The Fathers' applications of Scripture and those of today are obviously not of the same canonical character as the original applications, but the process that leads to them is the same and it is based on the fact that the words of God are not dead words, " to be conserved with oil," Péguy would say; they are "living" and "active" words, capable of revealing hidden meanings and possibilities in response to new questions and situations. It is a consequence of what I have called the "active inspiration" of Scripture, that is, of the fact that it is not only "inspired by the Spirit," but "breathes forth" the Spirit too and it does so continually if it is read with faith. "Scripture," St. Gregory the Great said, "‘cum legentibus crescit'" — it "grows with those who read it"[9]. Growing, it remains intact.

Let us conclude with a prayer that I once heard a woman pray after she was read the episode in which Elijah, ascending up to heaven, leaves Elisha two-thirds of his spirit. It is an example of spiritual reading in the sense I have just explained: "Thank you, Jesus, that ascending to heaven, you do not only leave us two-thirds of your Spirit, but all of your Spirit! Thank you that you did not give your Spirit to just one disciple, but to all men!"
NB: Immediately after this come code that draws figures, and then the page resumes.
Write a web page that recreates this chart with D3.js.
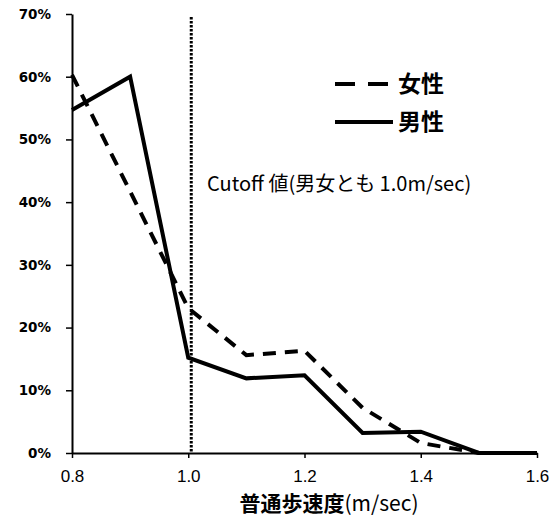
<!DOCTYPE html>
<html><head><meta charset="utf-8">
<script src="https://cdn.jsdelivr.net/npm/d3@7"></script>
<style>
body{margin:0;background:#fff;}
svg{display:block;}
</style></head>
<body>
<svg id="c" width="555" height="522"></svg>
<script>
const speeds = [0.8, 0.9, 1.0, 1.1, 1.2, 1.3, 1.4, 1.5, 1.6];
const female = [60.3, 41.7, 23.1, 15.6, 16.3, 7.2, 1.6, 0, 0];
const male   = [54.7, 60.0, 15.2, 11.9, 12.4, 3.2, 3.4, 0, 0];
const xTicks = [0.8, 1.0, 1.2, 1.4, 1.6];
const yTicks = [0, 10, 20, 30, 40, 50, 60, 70];
const cutoff = 1.0;
const seriesNames = ["女性", "男性"];
const xTitleCJK = "普通歩速度";
const xTitleUnit = "(m/sec)";
const cutoffLabel = "Cutoff 値(男女とも 1.0m/sec)";

const svg = d3.select("#c");
const x = d3.scaleLinear().domain([0.8, 1.6]).range([72, 537]);
const y = d3.scaleLinear().domain([0, 70]).range([453, 14]);

// axes
const xAxis = d3.axisBottom(x).tickValues(xTicks).tickFormat(d3.format(".1f")).tickSize(5).tickSizeOuter(0);
const gx = svg.append("g").attr("transform", `translate(0,${y(0)})`).call(xAxis);
gx.select(".domain").attr("stroke", "#000").attr("stroke-width", 2);
gx.selectAll(".tick line").attr("stroke", "#000").attr("stroke-width", 1.5);
gx.selectAll(".tick text").attr("font-family", "Liberation Sans, Arial, sans-serif")
  .attr("font-size", 17).attr("fill", "#000").attr("dy", "1.24em");

const yAxis = d3.axisLeft(y).tickValues(yTicks).tickFormat(d => d + "%").tickSize(6).tickSizeOuter(0);
const gy = svg.append("g").attr("transform", `translate(${x(0.8)},0)`).call(yAxis);
gy.select(".domain").attr("stroke", "#000").attr("stroke-width", 2);
gy.selectAll(".tick line").attr("stroke", "#000").attr("stroke-width", 1.5);
gy.selectAll(".tick text").attr("font-family", "DejaVu Sans, Verdana, sans-serif")
  .attr("font-weight", "bold").attr("font-size", 13.5).attr("fill", "#000").attr("x", -21);

// cutoff dotted line
svg.append("line")
  .attr("x1", x(cutoff) + 3).attr("x2", x(cutoff) + 3)
  .attr("y1", 17).attr("y2", y(0))
  .attr("stroke", "#000").attr("stroke-width", 3).attr("stroke-dasharray", "2.5,1.5");

const line = d3.line().x((d, i) => x(speeds[i])).y(d => y(d));

svg.append("path").datum(female).attr("d", line)
  .attr("fill", "none").attr("stroke", "#000").attr("stroke-width", 4)
  .attr("stroke-dasharray", "13,9");
svg.append("path").datum(male).attr("d", line)
  .attr("fill", "none").attr("stroke", "#000").attr("stroke-width", 4)
  .attr("stroke-linejoin", "miter");

// legend
const lg = svg.append("g");
lg.append("line").attr("x1", 335).attr("x2", 392).attr("y1", 84).attr("y2", 84)
  .attr("stroke", "#000").attr("stroke-width", 4).attr("stroke-dasharray", "20,13");
lg.append("line").attr("x1", 335).attr("x2", 393).attr("y1", 122).attr("y2", 122)
  .attr("stroke", "#000").attr("stroke-width", 4);
lg.selectAll("text.leg").data(seriesNames).join("text").attr("class", "leg")
  .attr("x", 398).attr("y", (d, i) => 84 + i * 38).attr("dy", "0.36em")
  .attr("font-family", "Noto Sans CJK JP, sans-serif").attr("font-weight", "bold")
  .attr("font-size", 23).attr("fill", "#000").text(d => d);

// cutoff label
svg.append("text").attr("x", 207).attr("y", 184).attr("dy", "0.35em")
  .attr("font-family", "Noto Sans CJK JP, sans-serif").attr("font-size", 20)
  .attr("fill", "#000").text(cutoffLabel);

// x title
const xt = svg.append("text").attr("x", 329).attr("y", 504).attr("dy", "0.35em")
  .attr("text-anchor", "middle")
  .attr("font-family", "Noto Sans CJK JP, sans-serif")
  .attr("font-size", 21).attr("fill", "#000");
xt.append("tspan").attr("font-weight", "bold").text(xTitleCJK);
xt.append("tspan").text(xTitleUnit);
</script>
</body></html>
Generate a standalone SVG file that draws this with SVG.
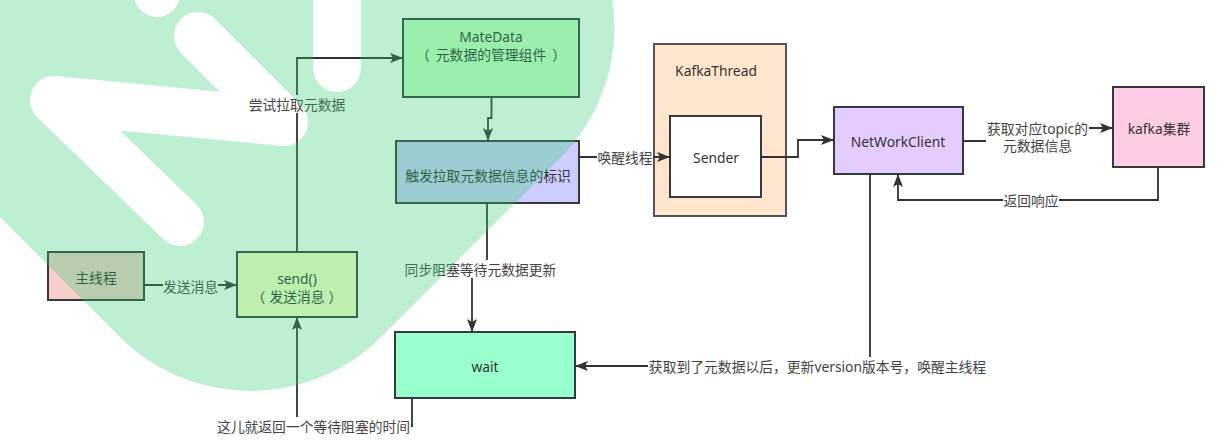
<svg xmlns="http://www.w3.org/2000/svg" width="1226" height="446" viewBox="0 0 1226 446">
<style>
.node{stroke:#36393d;stroke-width:2}
.t{font-family:"Noto Sans","Noto Sans CJK SC",sans-serif;font-size:13.8px;fill:#333;text-anchor:middle;dominant-baseline:central}
.lbl{font-family:"Noto Sans","Noto Sans CJK SC",sans-serif;font-size:13.8px;fill:#444;text-anchor:middle;dominant-baseline:central}
.edge{fill:none;stroke:#333;stroke-width:1.8}
.bg{fill:#fff}
</style>
<defs>
<marker id="arr" markerUnits="userSpaceOnUse" markerWidth="14" markerHeight="11" refX="13" refY="5" orient="auto">
<path d="M0,0 L13,5 L0,10 L3,5 Z" fill="#333"/>
</marker>
<mask id="wmMask" maskUnits="userSpaceOnUse" x="-100" y="-100" width="1426" height="646">
<rect x="-100" y="-100" width="1426" height="646" fill="#fff"/>
<g stroke="#000" stroke-width="48" stroke-linecap="round" stroke-linejoin="round" fill="none">
<path d="M198,36 L284,122 L54,100 L180,222"/>
<path d="M337,-60 V68"/>
</g>
<circle cx="157" cy="-6" r="23" fill="#000"/>
</mask>
</defs>
<rect width="1226" height="446" fill="#fff"/>

<g id="n-main"><rect class="node" x="48" y="252" width="96" height="48" fill="#f8cecc"/><text class="t" x="96" y="277">主线程</text></g>
<g id="n-send"><rect class="node" x="237" y="252" width="120" height="65" fill="#ffffcc"/><text class="t" x="297" y="278">send()</text><text class="t" x="297" y="296">（<tspan dx="4">发送消息</tspan><tspan dx="4">）</tspan></text></g>
<g id="n-matedata"><rect class="node" x="403" y="19" width="176" height="78" fill="#ccffcc"/><text class="t" x="491" y="36">MateData</text><text class="t" x="491" y="54">（<tspan dx="6">元数据的管理组件</tspan><tspan dx="6">）</tspan></text></g>
<g id="n-trigger"><rect class="node" x="396" y="141" width="183" height="62" fill="#ccccff"/><text class="t" x="488" y="175">触发拉取元数据信息的标识</text></g>
<g id="n-wait"><rect class="node" x="395" y="332" width="180" height="66" fill="#99ffcc"/><text class="t" x="485" y="366">wait</text></g>
<g id="n-kafkathread"><rect x="654" y="44" width="132" height="172" fill="#ffe6cc" stroke="#555" stroke-width="2"/><text class="t" x="716" y="70">KafkaThread</text></g>
<g id="n-sender"><rect class="node" x="670" y="116" width="91" height="81" fill="#ffffff"/><text class="t" x="716" y="157">Sender</text></g>
<g id="n-networkclient"><rect class="node" x="834" y="107" width="129" height="67" fill="#e5ccff"/><text class="t" x="898" y="141">NetWorkClient</text></g>
<g id="n-kafka"><rect class="node" x="1113" y="87" width="91" height="80" fill="#ffcce6"/><text class="t" x="1159" y="128">kafka集群</text></g>

<g id="connectors">
<path class="edge" d="M144,285 H237" marker-end="url(#arr)"/>
<path class="edge" d="M297,252 V58 H403" marker-end="url(#arr)"/>
<path class="edge" d="M491.5,97 V118 H488 V141" marker-end="url(#arr)"/>
<path class="edge" d="M579,157 H670" marker-end="url(#arr)"/>
<path class="edge" d="M761,157 H798 V140 H834" marker-end="url(#arr)"/>
<path class="edge" d="M963,141 H1038 V128 H1113" marker-end="url(#arr)"/>
<path class="edge" d="M1158,167 V200 H898 V174" marker-end="url(#arr)"/>
<path class="edge" d="M870,174 V366 H575" marker-end="url(#arr)"/>
<path class="edge" d="M487,203 V269 H472 V332" marker-end="url(#arr)"/>
<path class="edge" d="M412,398 V426 H297 V317" marker-end="url(#arr)"/>

<rect class="bg" x="163" y="277" width="55" height="18"/><text class="lbl" x="190.5" y="286">发送消息</text>
<rect class="bg" x="248" y="95" width="98" height="18"/><text class="lbl" x="297" y="104">尝试拉取元数据</text>
<rect class="bg" x="597" y="148" width="56" height="18"/><text class="lbl" x="625" y="157">唤醒线程</text>
<rect class="bg" x="986" y="119" width="103" height="35"/><text class="lbl" x="1037.5" y="128">获取对应topic的</text><text class="lbl" x="1037.5" y="145">元数据信息</text>
<rect class="bg" x="1003" y="191" width="56" height="18"/><text class="lbl" x="1031" y="200">返回响应</text>
<rect class="bg" x="404" y="260" width="153" height="18"/><text class="lbl" x="480.5" y="269">同步阻塞等待元数据更新</text>
<rect class="bg" x="648" y="357" width="339" height="18"/><text class="lbl" x="817.5" y="366">获取到了元数据以后，更新version版本号，唤醒主线程</text>
<rect class="bg" x="217" y="417" width="194" height="18"/><text class="lbl" x="313.5" y="426">这儿就返回一个等待阻塞的时间</text>
</g>

<g id="watermark" opacity="0.31" mask="url(#wmMask)">
<rect x="-61" y="-284.5" width="623" height="623" rx="185" transform="rotate(45 250.5 27)" fill="#2ecc71"/>
</g>
</svg>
[Translation by Joseph G. Trabbic]

[1] Texts in Henri de Lubac, "Histoire de l'exégése médiévale," I,1, Paris,Aubier 1959, pp. 119 ff.
[2] St. Ambrose, "De Spiritu Sancto," III, 112.
[3] St. Augustine, "Confessions," IV, 12, 18.

[4] "Dei Verbum," 21.
[5] cf. H.G. Gadamer, "Wahrheit und Methode," Thbingen 1960.
[6] Origen, In Lev. hom. V, 5.

[7] Henri de Lubac, "Exégèse médiévale," II, 2, p. 79.
[8] Henri de Lubac, "Storia e spirito," Roma 1971, p. 587.
[9] St. Gregory the Great, Moral Commentary on the Book of Job, 20,1 (CC 143A, p. 1003).